See that chart to the left? It’s from this article at The Economist. It’s about a poll they conducted wherein they asked people if they thought the government should decrease the deficit by raising taxes or cutting spending. Cutting spending was the popular choice at 65% with only 5% saying raising taxes was the way to go. So then they asked the question over there on the left and that chart is the result.
As Kevin Drum over at Mother Jones points out:
As you can see, there wasn’t one single area that even a third of the country wanted to cut back on. Except — hold on there! Down in the middle of the table. There is one area that everyone’s willing to trim: foreign aid. Good ‘ol foreign aid. A category that, as Roger McShane dryly points out, “makes up less than 1% of America’s total spending.”
Beyond that, there were only four areas that even a quarter of the population was willing to cut: mass transit, agriculture, housing, and the environment. At a rough guess, these areas account for about 3% of the federal budget. You could slash their budgets by a third and still barely make a dent in federal spending.
So, yeah, cutting spending would be one way to reduce the deficit… if you were willing to actually cut into the programs that cost the most. It’s a shame that all the really expensive programs are the ones most folks don’t really want to cut.
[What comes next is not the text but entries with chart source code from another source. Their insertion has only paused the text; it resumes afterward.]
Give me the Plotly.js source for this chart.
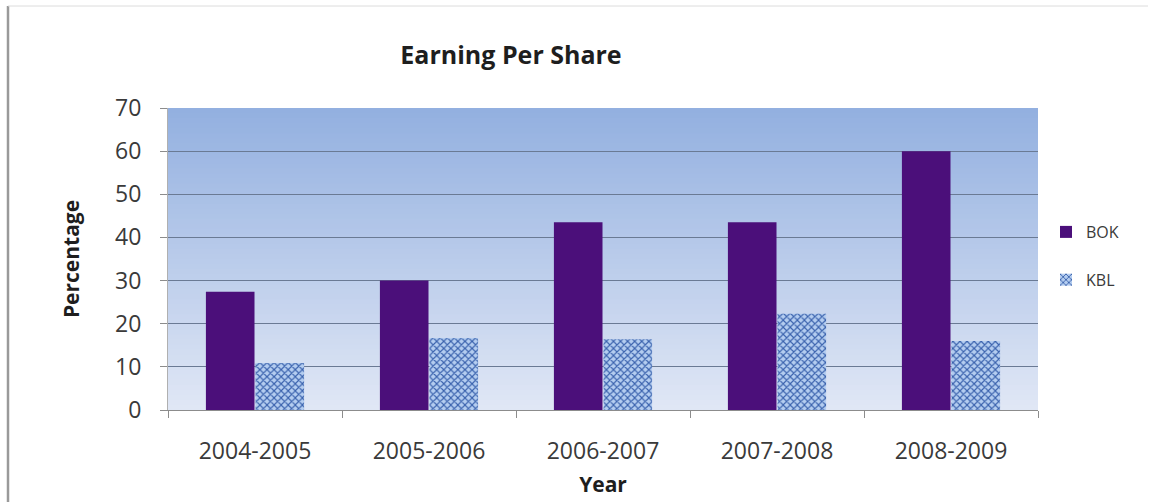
<!DOCTYPE html>
<html>
<head>
<meta charset="utf-8">
<script src="https://cdn.plot.ly/plotly-3.0.1.min.js"></script>
<style>
  html, body { margin: 0; padding: 0; background: #ffffff; }
  #chart { width: 1152px; height: 502px; }
</style>
</head>
<body>
<div id="chart"></div>
<script>
const years = ["2004-2005", "2005-2006", "2006-2007", "2007-2008", "2008-2009"];
const bok = [27.4, 30, 43.5, 43.5, 60];
const kbl = [10.9, 16.7, 16.4, 22.3, 16.0];
const yTicks = [0, 10, 20, 30, 40, 50, 60, 70];

const font = "Open Sans, Noto Sans, sans-serif";

// gradient background bands for the plot area (overlapping to avoid seams)
const shapes = [];
const N = 60;
const gradTop = [147, 176, 224], gradBot = [224, 231, 245];
for (let i = 0; i < N; i++) {
  const t = i / (N - 1);
  const c = gradTop.map((v, k) => Math.round(v + (gradBot[k] - v) * t));
  shapes.push({
    type: "rect", xref: "paper", yref: "paper", layer: "below",
    x0: 0, x1: 1, y0: Math.max(0, 1 - (i + 1.6) / N), y1: 1 - i / N,
    fillcolor: `rgb(${c[0]},${c[1]},${c[2]})`, line: { width: 0 }
  });
}
// outer frame lines (left gray bar, top light line)
const px2x = px => (px - 168) / 870;
const py2y = py => (410 - py) / 302;
shapes.push({ type: "line", xref: "paper", yref: "paper", x0: px2x(8), x1: px2x(8), y0: py2y(6), y1: py2y(502), line: { color: "#9a9a9a", width: 2.5 } });
shapes.push({ type: "line", xref: "paper", yref: "paper", x0: px2x(8), x1: px2x(1148), y0: py2y(6), y1: py2y(6), line: { color: "#dcdcdc", width: 1 } });

const traces = [
  {
    type: "bar", name: "BOK", x: years, y: bok, legendgroup: "a",
    marker: { color: "#4b0f7a", line: { width: 0 } }
  },
  {
    type: "bar", name: "KBL", x: years, y: kbl, legendgroup: "b",
    marker: {
      color: "#a9c6ee", line: { width: 0 },
      pattern: { shape: "x", fgcolor: "#3a62ad", bgcolor: "#b4cdf0", size: 5, solidity: 0.4 }
    }
  }
];

const layout = {
  width: 1152, height: 502,
  margin: { l: 168, r: 114, t: 108, b: 92 },
  paper_bgcolor: "#ffffff",
  plot_bgcolor: "rgba(0,0,0,0)",
  font: { family: font, color: "#3a3a3a" },
  title: {
    text: "<b>Earning Per Share</b>",
    font: { family: font, size: 25, color: "#1e1e1e" },
    x: 511 / 1152, xanchor: "center", xref: "container",
    y: 1 - 55 / 502, yanchor: "middle", yref: "container"
  },
  barmode: "group",
  bargap: 0.43,
  bargroupgap: 0.02,
  xaxis: {
    type: "category",
    tickfont: { family: font, size: 23, color: "#3a3a3a" },
    ticks: "outside", ticklen: 7, tickcolor: "#8c8c8c", tickson: "boundaries",
    ticklabelstandoff: 20,
    showline: true, linecolor: "#8c8c8c", linewidth: 1,
    showgrid: false,
    title: { text: "<b>Year</b>", font: { family: font, size: 21, color: "#1e1e1e" }, standoff: 12 }
  },
  yaxis: {
    range: [0, 70],
    tickvals: yTicks,
    tickfont: { family: font, size: 23, color: "#3a3a3a" },
    ticks: "outside", ticklen: 7, tickcolor: "#8c8c8c",
    ticklabelstandoff: 14,
    showline: true, linecolor: "#b0b0b0", linewidth: 1,
    showgrid: true, gridcolor: "#6a7a94", gridwidth: 1,
    zeroline: false,
    title: { text: "<b>Percentage</b>", font: { family: font, size: 21, color: "#1e1e1e" }, standoff: 29 }
  },
  legend: {
    x: px2x(1046), xanchor: "left", xref: "paper",
    y: py2y(256), yanchor: "middle",
    font: { family: font, size: 16, color: "#3a3a3a" },
    traceorder: "grouped", tracegroupgap: 24,
    itemwidth: 30, bgcolor: "rgba(0,0,0,0)"
  },
  shapes: shapes
};

Plotly.newPlot("chart", traces, layout, { displayModeBar: false, staticPlot: true });
</script>
</body>
</html>
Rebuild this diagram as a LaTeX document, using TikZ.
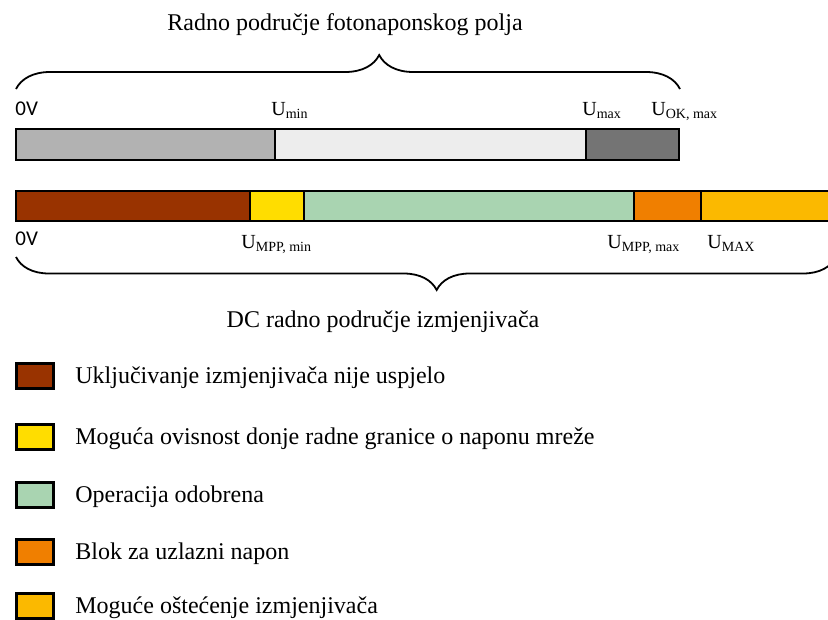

Perhaps they should spend some time actually learning from this excellent infographic poster about the Federal Budget:
You can zoom in and move it around or go full screen to get a better look. That’s the creation of Jess Bachman and he’s been updating it every year since 2004. It really is worth looking at in detail to see where the money goes and you can buy a 24″ x 36″ posted of it at his WallStats website along with several other excellent infographics he’s made.
The point being: It doesn’t help if everyone thinks we should cut spending, but no one can agree on where those cuts should be made. Nobody likes higher taxes, but the only way to have your cake and eat it too is to pay for it. Even if that means using a credit card to do so, which is more or less what the deficit is tantamount to.